Definitiv. Es kommt meines Erachtens immer darauf an, dass ein Koch etwas aus voller Überzeugung macht und seinem eigenen Instinkt folgt. Da sind viel zu viele Köche, die nach rechts und links schielen und sich fragen:  "wie bekomme ich eine bestimmte Auszeichnung, was kann ich mir erlauben, um die Bewertungen nicht aufs Spiel zu setzen". Es fehlt der Mut, eigene Sachen zu machen. Man braucht sich nicht zu wundern, dass die echten Trends immer in anderen Ländern wie etwa Spanien oder Skandinavien entstehen, weil bei uns mutlos agiert wird. Die einzige Ausnahme war vielleicht die Neue Deutsche Küche, wie sie Sven Elverfeld oder Joachim Wissler mal praktiziert haben. Die haben ihre Art zu kochen aber inzwischen auch wieder etwas anders entwickelt und so ist da ist keine größere Bewegung draus geworden.

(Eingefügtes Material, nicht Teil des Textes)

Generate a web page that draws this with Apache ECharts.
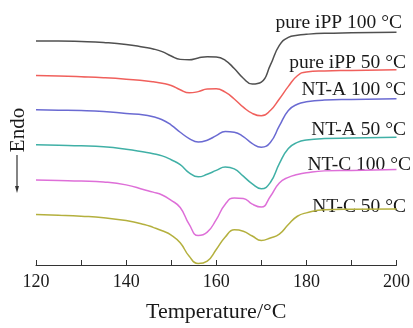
<!DOCTYPE html>
<html>
<head>
<meta charset="utf-8">
<script src="https://cdn.jsdelivr.net/npm/echarts@6/dist/echarts.min.js"></script>
<style>html,body{margin:0;padding:0;background:#fff;}#c{width:413px;height:328px;}</style>
</head>
<body>
<div id="c"></div>
<script>
// Temperature ticks
var xTicks = [120, 140, 160, 180, 200];
// Temperatures at which the curves were read (°C)
var temps = [120,125,130,135,140,144,146,148,150,152,154,156,158,160,162,164,166,168,170,172,174,176,178,180,184,190,200];
// Series names
var names = ['pure iPP 100 °C', 'pure iPP 50 °C', 'NT-A 100 °C', 'NT-A 50 °C', 'NT-C 100 °C', 'NT-C 50 °C'];
// Heat flow curves (vertically offset, arbitrary units), one value per temperature
var pureIPP100 = [232,232,231.5,230.5,228.5,225.5,223.8,221,216.5,213,212.5,214.5,215.8,215.5,212,203.5,193.5,187.5,189.5,207,227.5,235.8,238,239,240,240.5,241];
var pureIPP50  = [196.3,195.8,195,194,192.5,190.8,189.7,188.3,186,181.5,178.3,179.6,182.3,182.5,179,172,163.5,157,154.5,160,172,185,196,200,201,201.5,202.3];
var ntA100     = [160.7,160.4,160,159,157,155.5,153.5,150.5,145,137.5,131,127.3,129.3,134,138.3,137.5,133,125.7,122,127,144,160,166.5,169,170.8,171.5,172.3];
var ntA50      = [124.5,124,123.5,122.5,120,117,115.3,113,109,104,95.5,91.3,94,98,101.5,99.5,92,84,79,85.5,105,120.7,127,129.5,131,131.5,132.3];
var ntC100     = [88,87.5,87,86,83,78,75.5,72.5,67,59.5,42,30.5,34,47,63,69.5,69,63,60,71,85,90.8,93.7,95.5,97.5,98,99];
var ntC50      = [52.3,51.5,50.5,49,46,42,39,35.5,31,23,9,1.5,4,16,29,36.5,35,30,25.5,28,32,42,50.5,54,57.3,57.8,58];

var curves = [pureIPP100, pureIPP50, ntA100, ntA50, ntC100, ntC50];
var colors = ['#505050', '#f0605c', '#6a6ad2', '#40b0a6', '#de6fd8', '#b4b03e'];
var labelPos = [[402,23],[406,63],[406,90],[406,130],[411,165],[406,206.5]];

var chart = echarts.init(document.getElementById('c'));
var FONT = '"Liberation Serif", "Times New Roman", serif';
var series = curves.map(function (vals, i) {
  return {
    type: 'line', name: names[i],
    data: temps.map(function (t, k) { return [t, vals[k]]; }),
    showSymbol: false, symbol: 'none',
    smooth: 0.5, lineStyle: { color: colors[i], width: 1.5 }, animation: false
  };
});
var graphics = names.map(function (n, i) {
  return {
    type: 'text', x: labelPos[i][0], y: labelPos[i][1],
    style: { text: n, font: '19.5px ' + FONT, fill: '#1a1a1a', textAlign: 'right', textVerticalAlign: 'middle' }
  };
});
graphics.push({
  type: 'text', x: 18, y: 130, rotation: Math.PI / 2,
  style: { text: 'Endo', font: '21px ' + FONT, fill: '#1a1a1a', textAlign: 'center', textVerticalAlign: 'middle' }
});
graphics.push({
  type: 'line', shape: { x1: 17, y1: 155, x2: 17, y2: 188 },
  style: { stroke: '#333', lineWidth: 1.2 }
});
graphics.push({
  type: 'polygon', shape: { points: [[15, 186], [19, 186], [17, 193]] },
  style: { fill: '#333' }
});

chart.setOption({
  animation: false,
  backgroundColor: '#fff',
  grid: { left: 36, right: 15, top: 14, bottom: 54 },
  xAxis: {
    type: 'value', min: xTicks[0], max: xTicks[xTicks.length - 1], interval: 20,
    name: 'Temperature/°C', nameLocation: 'middle', nameGap: 36,
    nameTextStyle: { fontFamily: FONT, fontSize: 22, color: '#1a1a1a' },
    axisLine: { show: true, lineStyle: { color: '#333', width: 1 } },
    axisTick: { show: true, inside: true, length: 5, lineStyle: { color: '#333' } },
    minorTick: { show: true, splitNumber: 2, length: 5, lineStyle: { color: '#333' } },
    splitLine: { show: false },
    axisLabel: { fontFamily: FONT, fontSize: 18, color: '#1a1a1a', margin: 8 }
  },
  yAxis: {
    type: 'value', min: 0, max: 260, show: false
  },
  series: series,
  graphic: graphics
});
</script>
</body>
</html>
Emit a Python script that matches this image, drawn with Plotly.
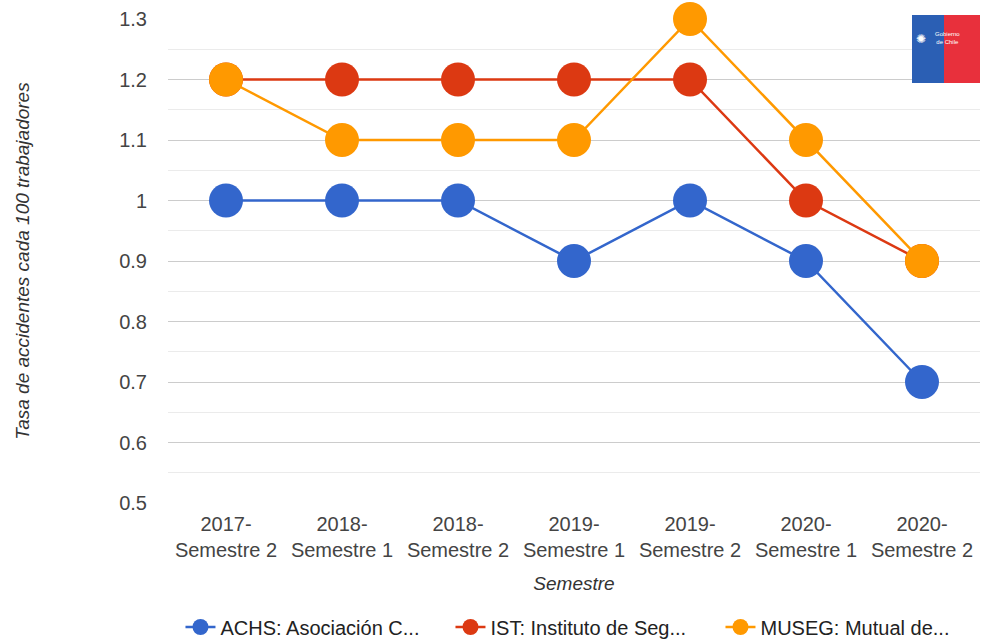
import plotly.graph_objects as go

categories = ["2017-<br>Semestre 2", "2018-<br>Semestre 1", "2018-<br>Semestre 2",
              "2019-<br>Semestre 1", "2019-<br>Semestre 2", "2020-<br>Semestre 1",
              "2020-<br>Semestre 2"]
achs = [1.0, 1.0, 1.0, 0.9, 1.0, 0.9, 0.7]
ist = [1.2, 1.2, 1.2, 1.2, 1.2, 1.0, 0.9]
museg = [1.2, 1.1, 1.1, 1.1, 1.3, 1.1, 0.9]
series_names = ["ACHS: Asociación C...", "IST: Instituto de Seg...", "MUSEG: Mutual de..."]
y_ticks = [0.5, 0.6, 0.7, 0.8, 0.9, 1.0, 1.1, 1.2, 1.3]
y_ticktext = ["0.5", "0.6", "0.7", "0.8", "0.9", "1", "1.1", "1.2", "1.3"]

colors = ["#3366cc", "#dc3912", "#ff9900"]
FONT = "Liberation Sans, Arial, sans-serif"

fig = go.Figure()
for name, vals, c in zip(series_names, [achs, ist, museg], colors):
    fig.add_trace(go.Scatter(
        x=categories, y=vals, name=name, mode="lines+markers",
        line=dict(color=c, width=2.5),
        marker=dict(color=c, size=34),
        cliponaxis=False,
    ))

# Gobierno de Chile logo (decoration)
def px_x(p):
    return (p - 168) / 812
def px_y(p):
    return (503 - p) / 484

fig.add_shape(type="rect", xref="paper", yref="paper", layer="above",
              x0=px_x(912), x1=px_x(944), y0=px_y(83), y1=px_y(15),
              fillcolor="#2b5fb4", line=dict(width=0))
fig.add_shape(type="rect", xref="paper", yref="paper", layer="above",
              x0=px_x(944), x1=px_x(980), y0=px_y(83), y1=px_y(15),
              fillcolor="#e8303c", line=dict(width=0))
fig.add_annotation(xref="paper", yref="paper", x=px_x(928), y=px_y(30),
                   text="✺", showarrow=False, font=dict(color="white", size=12))
fig.add_annotation(xref="paper", yref="paper", x=px_x(962), y=px_y(29),
                   text="Gobierno<br>de Chile", showarrow=False,
                   font=dict(color="white", size=6, family=FONT))

fig.update_layout(
    width=984, height=640,
    margin=dict(l=168, r=4, t=19, b=137, autoexpand=False),
    paper_bgcolor="white", plot_bgcolor="white",
    font=dict(family=FONT, size=20, color="#444"),
    showlegend=True,
    legend=dict(orientation="h", xref="container", yref="container",
                x=0.595, xanchor="center", y=13 / 640, yanchor="middle",
                font=dict(size=20, color="#222"), itemwidth=30, traceorder="normal",
                entrywidth=225, entrywidthmode="pixels"),
    xaxis=dict(
        range=[-0.5, 6.5], showgrid=False, zeroline=False, showline=False,
        automargin=False,
        ticks="outside", ticklen=3, tickcolor="rgba(0,0,0,0)",
        tickfont=dict(size=20, color="#444"),
        title=dict(text="<i>Semestre</i>", font=dict(size=19, color="#333"), standoff=16),
    ),
    yaxis=dict(
        range=[0.5, 1.3], tickvals=y_ticks, ticktext=y_ticktext,
        showgrid=True, gridcolor="#cccccc", gridwidth=1,
        minor=dict(dtick=0.05, showgrid=True, gridcolor="#ebebeb", gridwidth=1),
        zeroline=False, showline=False, automargin=False,
        ticks="outside", ticklen=16, tickcolor="rgba(0,0,0,0)",
        tickfont=dict(size=20, color="#444"),
        title=dict(text="<i>Tasa de accidentes cada 100 trabajadores</i>",
                   font=dict(size=19, color="#333"), standoff=84),
    ),
)

fig.write_html("out.html", config={"displayModeBar": False},
               post_script="document.body.style.margin='0';document.body.style.overflow='hidden';")
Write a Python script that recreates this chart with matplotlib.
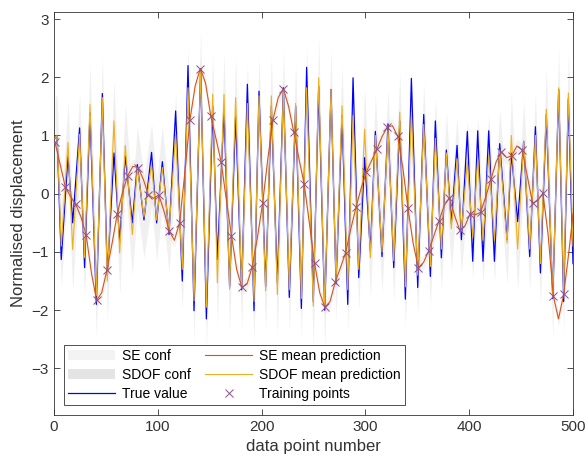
import numpy as np
import matplotlib
matplotlib.use('Agg')
import matplotlib.pyplot as plt

plt.rcParams['font.family'] = ['Liberation Sans', 'DejaVu Sans']

# true signal, read at its peaks and troughs
true_x = [1, 3, 7, 13.5, 18, 24.7, 29.5, 34.7, 40.8, 46.6, 51.4, 57.8, 63.3, 68.7, 75.5, 80.3,
          86.7, 94, 98.9, 104.4, 110.8, 117.2, 123.6, 129.1, 134.9, 141.3, 146.8, 152.9, 157.4,
          163.8, 169.2, 175, 180.8, 186.3, 192.7, 197.5, 203.9, 209.4, 215.2, 221, 226.7, 232.8,
          238.3, 243.4, 249.8, 255, 260.8, 266.9, 271.7, 277.5, 283, 288.1, 293.6, 299.3, 304.8,
          309.6, 316, 321.8, 327.3, 333.1, 338.5, 344.3, 350.4, 356.2, 362.6, 367.4, 373.2, 378,
          382.8, 388.3, 392.5, 398.2, 403.4, 408.2, 413.3, 418.8, 424.3, 429.4, 436.5, 440.6,
          446.7, 452.5, 458.3, 463.8, 468.6, 474.3, 480.5, 486.2, 491, 495.5, 500]
true_y = [0.95, 1.0, -1.13, 0.65, -0.5, 1.13, -1.27, 1.39, -1.9, 1.72, -1.4, 0.7, -0.82, 0.65, -0.5, 0.5,
          -0.45, 0.71, -0.5, 0.55, -0.7, 1.42, -1.5, 2.2, -2.01, 2.15, -2.15, 1.5, -1.13,
          1.45, -1.6, 1.34, -1.65, 1.88, -2.01, 1.76, -1.6, 1.5, -1.53, 1.82, -1.78, 1.5,
          -1.97, 2.17, -1.85, 1.85, -2.0, 1.79, -1.55, 1.34, -1.9, 1.99, -1.44, 0.62, -0.99,
          1.07, -1.08, 1.2, -1.27, 1.25, -1.81, 1.98, -1.61, 1.36, -1.42, 1.25, -1.1, 0.75,
          -0.51, 0.83, -0.79, 1.07, -1.16, 1.08, -1.16, 1.08, -1.16, 0.86, -0.79, 0.7,
          -0.48, 0.9, -1.08, 1.15, -1.36, 1.36, -1.8, 1.79, -1.85, 1.63, -1.2]

# SDOF mean prediction at the same extremes
sdof_y = [0.95, 1.0, -0.9, 0.88, -0.96, 1.02, -1.1, 1.53, -1.75, 1.65, -1.5, 1.25, -1.02, 0.83, -0.7, 0.45,
          -0.4, 0.5, -0.45, 0.45, -0.65, 1.02, -1.3, 1.82, -1.84, 2.1, -1.95, 1.71, -1.53,
          1.71, -1.64, 1.65, -1.62, 1.55, -1.85, 1.68, -1.67, 1.68, -1.73, 1.78, -1.65, 1.55,
          -1.8, 1.82, -1.93, 1.99, -1.95, 1.79, -1.5, 1.51, -1.65, 1.34, -1.3, 1.11, -1.1,
          1.0, -1.0, 1.1, -1.15, 1.4, -1.6, 1.39, -1.4, 1.19, -1.25, 0.95, -0.95, 0.7,
          -0.6, 0.6, -0.65, 0.55, -0.75, 0.6, -0.8, 0.65, -0.8, 0.75, -0.85, 1.0,
          -0.95, 0.9, -0.95, 1.0, -1.2, 1.45, -1.78, 1.82, -1.7, 1.73, -0.9]
sdof_halfwidth = 0.7

# SE mean prediction every 5 points
se_x = list(range(1, 500, 5)) + [500]
se_y = [0.88, 0.5, 0.11, -0.05, -0.18, -0.4, -0.71, -1.35, -1.83, -1.7,
        -1.31, -0.85, -0.34, 0.02, 0.31, 0.47, 0.45, 0.25, -0.02, -0.08,
        -0.02, -0.3, -0.64, -0.8, -0.5, 0.35, 1.27, 1.85, 2.15, 1.9,
        1.34, 0.95, 0.55, -0.1, -0.72, -1.3, -1.61, -1.55, -1.25, -0.75,
        -0.16, 0.6, 1.27, 1.65, 1.8, 1.5, 1.06, 0.6, 0.17, -0.5,
        -1.19, -1.7, -1.95, -1.85, -1.51, -1.27, -1.01, -0.6, -0.23, 0.1,
        0.38, 0.57, 0.76, 0.98, 1.14, 1.17, 0.99, 0.45, -0.25, -0.85,
        -1.27, -1.18, -0.98, -0.72, -0.46, -0.2, -0.07, -0.38, -0.63, -0.55,
        -0.34, -0.36, -0.32, -0.05, 0.25, 0.55, 0.72, 0.62, 0.65, 0.82,
        0.75, 0.3, -0.16, -0.12, 0.01, -0.7, -1.75, -2.15, -1.73, -1.0,
        -0.35]
se_halfwidth = 0.12

# training points every 10 samples
train_x = list(range(1, 500, 10))
train_y = [0.88, 0.11, -0.18, -0.71, -1.83, -1.31, -0.34, 0.31, 0.45, -0.02,
           -0.02, -0.64, -0.5, 1.27, 2.15, 1.34, 0.55, -0.72, -1.61, -1.25,
           -0.16, 1.27, 1.8, 1.06, 0.17, -1.19, -1.95, -1.51, -1.01, -0.23,
           0.38, 0.76, 1.14, 0.99, -0.25, -1.27, -0.98, -0.46, -0.07, -0.63,
           -0.34, -0.32, 0.25, 0.72, 0.65, 0.75, -0.16, 0.01, -1.75, -1.73]

fig = plt.figure(figsize=(5.88, 4.66), dpi=100)
ax = fig.add_axes([0.0918, 0.1094, 0.8827, 0.8648])

se_arr = np.array(se_y)
sdof_arr = np.array(sdof_y)
ax.fill_between(se_x, se_arr - se_halfwidth, se_arr + se_halfwidth,
                color='#f3f3f3', lw=0, label='SE conf', zorder=1)
ax.fill_between(true_x, sdof_arr - sdof_halfwidth, sdof_arr + sdof_halfwidth,
                color='#e4e4e4', alpha=0.55, lw=0, label='SDOF conf', zorder=1)
ax.plot(true_x, true_y, color='#0000ff', lw=0.9, label='True value', zorder=2)
ax.plot(se_x, se_y, color='#D95319', lw=0.8, label='SE mean prediction', zorder=4)
ax.plot(true_x, sdof_y, color='#EDB120', lw=0.8, label='SDOF mean prediction', zorder=3)
ax.plot(train_x, train_y, 'x', color='#8E4F90', ms=6, mew=0.7, label='Training points', zorder=5)

ax.set_xlim(0, 500)
ax.set_ylim(-3.8, 3.12)
ax.set_xticks([0, 100, 200, 300, 400, 500])
ax.set_yticks([-3, -2, -1, 0, 1, 2, 3])
ax.tick_params(direction='in', top=True, right=True, labelsize=11, colors='#333333',
               length=4, width=0.6)
for s in ax.spines.values():
    s.set_color('#333333')
    s.set_linewidth(0.6)
ax.set_xlabel('data point number', fontsize=12, color='#333333')
ax.set_ylabel('Normalised displacement', fontsize=12, color='#333333')

leg = ax.legend(loc='lower left', bbox_to_anchor=(0.019, 0.025), borderaxespad=0,
                ncol=2, fontsize=10, fancybox=False, framealpha=1, edgecolor='#333333',
                handlelength=3.4, columnspacing=1.0, labelspacing=0.35, handletextpad=0.5,
                borderpad=0.3)
leg.get_frame().set_linewidth(0.6)
leg.legend_handles[1].set_alpha(1)

fig.savefig('out.png', dpi=100)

"Eigentlich gibt es auf jeden Fall zu viele Restaurantführer für den Markt."

Wie erklären Sie sich, dass Deutschland ein Land ist, in dem es so viele Restaurantführer gibt, aber – so sagt man es jedenfalls – nicht besonders viele Gourmets?

In Deutschland ist es offenbar für gewisse Verlage nach wie vor ein einträgliches Geschäft, einen Restaurantführer herauszugeben. Aber eigentlich gibt es auf jeden Fall zu viele Restaurantführer für den Markt.

Haben wir denn trotz der vielen Führer eine ausreichend große Meinungsvielfalt?

Ich versuche, es diplomatisch zu sagen: wenn alle Restaurantführer, die auf dem Markt sind, wirklich eine eigene Linie erkennen ließen, wäre das gut. Dann gäbe es bei dem ein oder anderen Restaurant Bewertungen, die viel stärker voneinander abweichen würden. Ich habe aber den Eindruck, dass die eine Hälfte der Führer von der anderen abschreibt. Wenn ich mal in einer Buchhandlung bin und da den einen oder anderen Führer querlese, sehe ich da viele nichtssagende Beschreibungen. Man kann dem Leser auch in einem kurzen Dreizeiler präzise vermitteln, wie in einem Restaurant gekocht wird. Oft wird da aber nur mit Floskeln gearbeitet und die Beschreibungen sind völlig austauschbar.

Bald kommt der Gusto 2017 heraus. Was passiert jetzt noch in den letzten Wochen vor Redaktionsschluss?

Wir versuchen noch die Lücken zu schließen. Es wird gerade zum Ende immer schwieriger die Termine zu koordinieren. Gegen Ende der Saison werden die Fahrtstrecken immer abenteuerlicher und unökonomischer. Das kann es sein, dass ich am Abend in Saarbrücken bin und am nächsten Mittag in der Oberpfalz. Und dann wird bis zuletzt an den Texten gearbeitet. Das ist eine sehr anstrengende Zeit. 

Der Gusto 2017 geht am 9. Dezember online.